This is bliss! There’s a library across the courtyard, there are shelves of good books behind me and above … & … & … & … I have a coffee to sip on that’s mellow and smooth.
A quote from Anthony Trollope is painted on the silvery-grey wall of the stairwell. “What on earth could be more luxurious than a sofa, a book and a cup of coffee? Was ever anything so civil?”
As bookshops in coffee shops go, Ampersand on Crown Street, Surry Hills, is up there with the best.
Pages from Lloyd’s Register of Shipping act as wallpaper in the downstairs part of the café and upstairs there are darkly dimpled leather chairs you could easily get lost in with a slim volume on a languid afternoon.
I laugh when the waitress says she eats the “adult” version of the boiled egg + soldiers I’ve ordered. I only want one egg. The adult version comes with two!

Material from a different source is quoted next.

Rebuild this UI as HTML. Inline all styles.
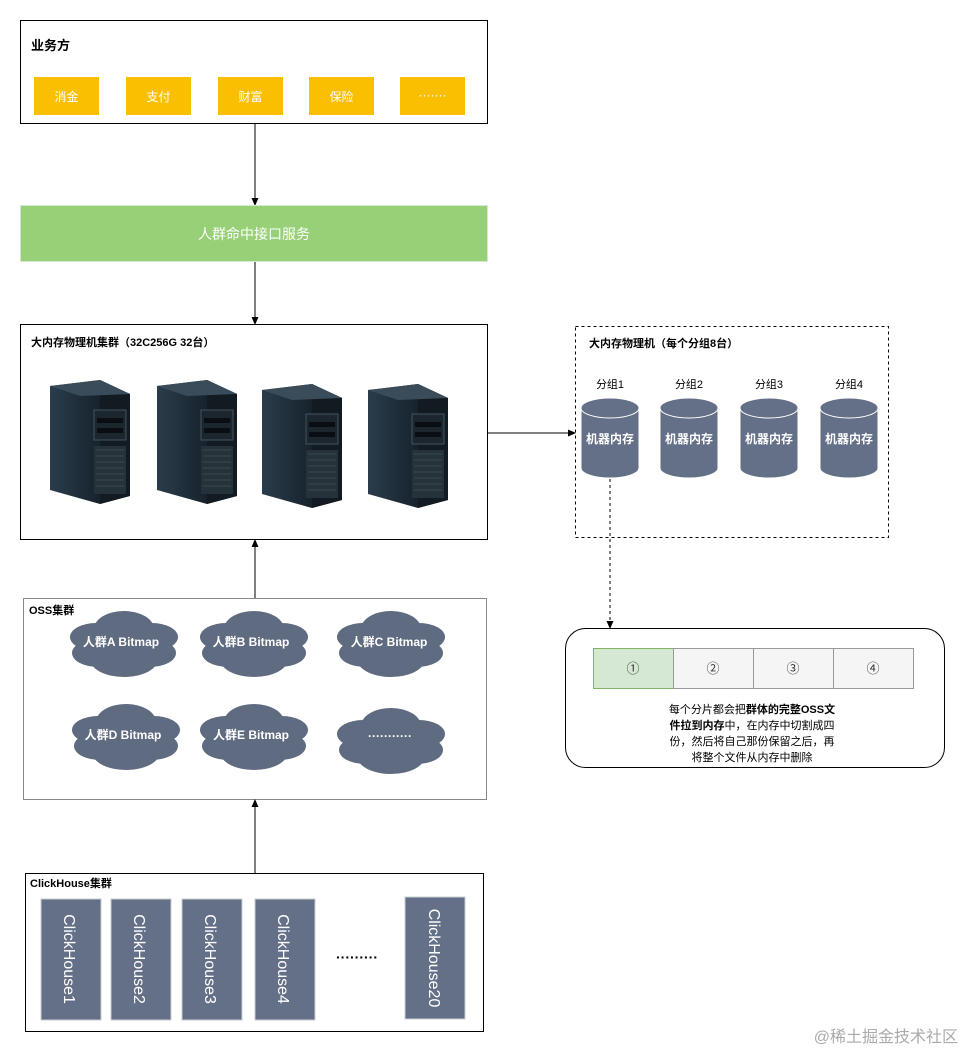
<!DOCTYPE html>
<html><head><meta charset="utf-8"><style>
html,body{margin:0;padding:0;background:#fff;}
text{font-family:"Liberation Sans","Noto Sans CJK SC",sans-serif;}
</style></head><body>
<svg width="965" height="1053" viewBox="0 0 965 1053" xmlns="http://www.w3.org/2000/svg">
<defs>
<marker id="ar" markerWidth="8" markerHeight="8" refX="7" refY="4" orient="auto" markerUnits="userSpaceOnUse"><path d="M0,0.5 L8,4 L0,7.5 z" fill="#000"/></marker>
<linearGradient id="sv" x1="0" x2="1"><stop offset="0" stop-color="#2a3d4c"/><stop offset="1" stop-color="#0c1218"/></linearGradient>
<g id="cloud"><ellipse cx="0" cy="-14" rx="30" ry="18"/><ellipse cx="-28" cy="-6" rx="26" ry="14"/><ellipse cx="28" cy="-6" rx="26" ry="14"/><ellipse cx="-26" cy="10" rx="26" ry="14"/><ellipse cx="26" cy="10" rx="26" ry="14"/><ellipse cx="0" cy="16" rx="34" ry="18"/><ellipse cx="0" cy="0" rx="46" ry="18"/></g>
<g id="srv"><polygon points="0,0 50,-6 80,8 80,110 50,118 0,104" fill="url(#sv)"/><polygon points="50,-6 80,8 80,110 50,118" fill="#121a22"/><polygon points="0,0 50,-6 80,8 30,10" fill="#3a4c5a"/><rect x="44" y="24" width="32" height="30" fill="#1c262e" stroke="#44545e" stroke-width="1"/><rect x="47" y="32" width="26" height="5" fill="#0a0e12"/><rect x="47" y="42" width="26" height="5" fill="#0a0e12"/><rect x="44" y="60" width="32" height="48" fill="#26323a"/><path d="M46,64 h28 M46,70 h28 M46,76 h28 M46,82 h28 M46,88 h28 M46,94 h28 M46,100 h28" stroke="#3a4850" stroke-width="1"/></g>
</defs>

<!-- 业务方 -->
<rect x="20.5" y="20.5" width="467" height="103" fill="#fff" stroke="#000"/>
<text x="31" y="50" font-size="13" font-weight="bold">业务方</text>
<g font-size="12" fill="#fff" text-anchor="middle">
<rect x="34" y="77" width="65" height="38" fill="#f9bf00"/><text x="66.5" y="101">消金</text>
<rect x="126" y="77" width="65" height="38" fill="#f9bf00"/><text x="158.5" y="101">支付</text>
<rect x="218" y="77" width="65" height="38" fill="#f9bf00"/><text x="250.5" y="101">财富</text>
<rect x="309" y="77" width="65" height="38" fill="#f9bf00"/><text x="341.5" y="101">保险</text>
<rect x="400" y="77" width="65" height="38" fill="#f9bf00"/><text x="432.5" y="99">·······</text>
</g>
<line x1="255" y1="124" x2="255" y2="205" stroke="#000" marker-end="url(#ar)"/>

<rect x="20.5" y="205.5" width="467" height="56" fill="#97d077" stroke="#d5e8d4"/>
<text x="254" y="239" font-size="14" fill="#fff" text-anchor="middle">人群命中接口服务</text>
<line x1="255" y1="262" x2="255" y2="324" stroke="#000" marker-end="url(#ar)"/>

<!-- 大内存 -->
<rect x="20.5" y="324.5" width="467" height="215" fill="#fff" stroke="#000"/>
<text x="31" y="346" font-size="11" font-weight="bold">大内存物理机集群（32C256G  32台）</text>
<use href="#srv" x="50" y="386"/>
<use href="#srv" x="157" y="386"/>
<use href="#srv" x="262" y="390"/>
<use href="#srv" x="368" y="390"/>
<line x1="488" y1="433" x2="575" y2="433" stroke="#000" marker-end="url(#ar)"/>

<rect x="575.5" y="326.5" width="313" height="211" fill="#fff" stroke="#000" stroke-dasharray="3,3"/>
<text x="589" y="347" font-size="11" font-weight="bold">大内存物理机（每个分组8台）</text>
<g font-size="11" text-anchor="middle">
<text x="610" y="388">分组1</text><text x="689" y="388">分组2</text><text x="769" y="388">分组3</text><text x="849" y="388">分组4</text>
</g>
<g fill="#647087" stroke="#fff" stroke-width="1">
<path d="M581,408 v60 a29,10 0 0 0 58,0 v-60 a29,10 0 0 0 -58,0 a29,10 0 0 0 58,0"/>
<path d="M660,408 v60 a29,10 0 0 0 58,0 v-60 a29,10 0 0 0 -58,0 a29,10 0 0 0 58,0"/>
<path d="M740,408 v60 a29,10 0 0 0 58,0 v-60 a29,10 0 0 0 -58,0 a29,10 0 0 0 58,0"/>
<path d="M820,408 v60 a29,10 0 0 0 58,0 v-60 a29,10 0 0 0 -58,0 a29,10 0 0 0 58,0"/>
</g>
<g font-size="12" font-weight="bold" fill="#fff" text-anchor="middle">
<text x="610" y="443">机器内存</text><text x="689" y="443">机器内存</text><text x="769" y="443">机器内存</text><text x="849" y="443">机器内存</text>
</g>
<line x1="610" y1="479" x2="610" y2="628" stroke="#000" stroke-dasharray="3,3" marker-end="url(#ar)"/>

<rect x="565.5" y="628.5" width="379" height="139" rx="20" fill="#fff" stroke="#000"/>
<g font-size="13" text-anchor="middle" fill="#333">
<rect x="593.5" y="648.5" width="80" height="40" fill="#d5e8d4" stroke="#82b366"/><text x="633" y="673">①</text>
<rect x="673.5" y="648.5" width="80" height="40" fill="#f5f5f5" stroke="#999"/><text x="713" y="673">②</text>
<rect x="753.5" y="648.5" width="80" height="40" fill="#f5f5f5" stroke="#999"/><text x="793" y="673">③</text>
<rect x="833.5" y="648.5" width="80" height="40" fill="#f5f5f5" stroke="#999"/><text x="873" y="673">④</text>
</g>
<g font-size="11" text-anchor="middle">
<text x="752" y="713">每个分片都会把<tspan font-weight="bold">群体的完整OSS文</tspan></text>
<text x="752" y="729"><tspan font-weight="bold">件拉到内存</tspan>中，在内存中切割成四</text>
<text x="752" y="745">份，然后将自己那份保留之后，再</text>
<text x="752" y="761">将整个文件从内存中删除</text>
</g>

<!-- OSS -->
<line x1="255" y1="598" x2="255" y2="540" stroke="#000" marker-end="url(#ar)"/>
<rect x="23.5" y="598.5" width="463" height="201" fill="#fff" stroke="#888"/>
<text x="29" y="614" font-size="11" font-weight="bold">OSS集群</text>
<g fill="#5f6b80">
<use href="#cloud" x="124" y="643"/><use href="#cloud" x="254" y="643"/><use href="#cloud" x="391" y="643"/>
<use href="#cloud" x="126" y="736"/><use href="#cloud" x="254" y="736"/><use href="#cloud" x="391" y="740"/>
</g>
<g font-size="12" font-weight="bold" fill="#fff" text-anchor="middle">
<text x="121" y="646">人群A Bitmap</text><text x="251" y="646">人群B Bitmap</text><text x="389" y="646">人群C Bitmap</text>
<text x="123" y="739">人群D Bitmap</text><text x="251" y="739">人群E Bitmap</text><text x="390" y="740">···········</text>
</g>

<!-- ClickHouse -->
<line x1="255" y1="873" x2="255" y2="800" stroke="#000" marker-end="url(#ar)"/>
<rect x="25.5" y="873.5" width="458" height="158" fill="#fff" stroke="#000"/>
<text x="30" y="887" font-size="11" font-weight="bold">ClickHouse集群</text>
<g fill="#647087" stroke="#c8ccd4">
<rect x="41" y="899" width="60" height="121"/><rect x="111" y="899" width="60" height="121"/><rect x="182" y="899" width="60" height="121"/><rect x="255" y="899" width="60" height="121"/><rect x="405" y="897" width="60" height="122"/>
</g>
<g font-size="16" fill="#fff" text-anchor="middle">
<text transform="translate(64,959) rotate(90)">ClickHouse1</text>
<text transform="translate(134,959) rotate(90)">ClickHouse2</text>
<text transform="translate(205,959) rotate(90)">ClickHouse3</text>
<text transform="translate(278,959) rotate(90)">ClickHouse4</text>
<text transform="translate(429,958) rotate(90)">ClickHouse20</text>
</g>
<text x="357" y="962" font-size="14" font-weight="bold" text-anchor="middle">·········</text>

<text x="958" y="1042" font-size="16" fill="#aaa" text-anchor="end">@稀土掘金技术社区</text>
</svg>
</body></html>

Nestled behind a water cooler there’s this quote from George Luis Borges: “I have always imagined that Paradise will be a kind of Library.”
Browsing this newly-discovered earthly paradise that is Ampersand, my top three finds were:
The Master by Colm Toibin — Adam Mars Jones reviewed The Master when it was released in 2004 and said it was a portrait of Henry James that has the depth and finish of great sculpture.
Terra Amata by J. M. G. Clézio — The French-Mauritian Jean-Marie Gustave Le Clézio was awarded the 2008 Nobel Prize in Literature. He is the author of 40 books and no-one does minute, sensual detail that illuminates the human condition quite like him.
Portnoy’s Complaint by Philip Roth — Roth has written 31 books and is now settling into retirement. Recently, in The Guardian, he named his favourite novels from his half-century career. Portnoy’s Complaint, released in 1969, was one of them — and I liked the anecdote about him taking his parents out to lunch to warn them about the book’s explicit content.
Ampersand on Crown is at 416 Crown Street Surry Hills.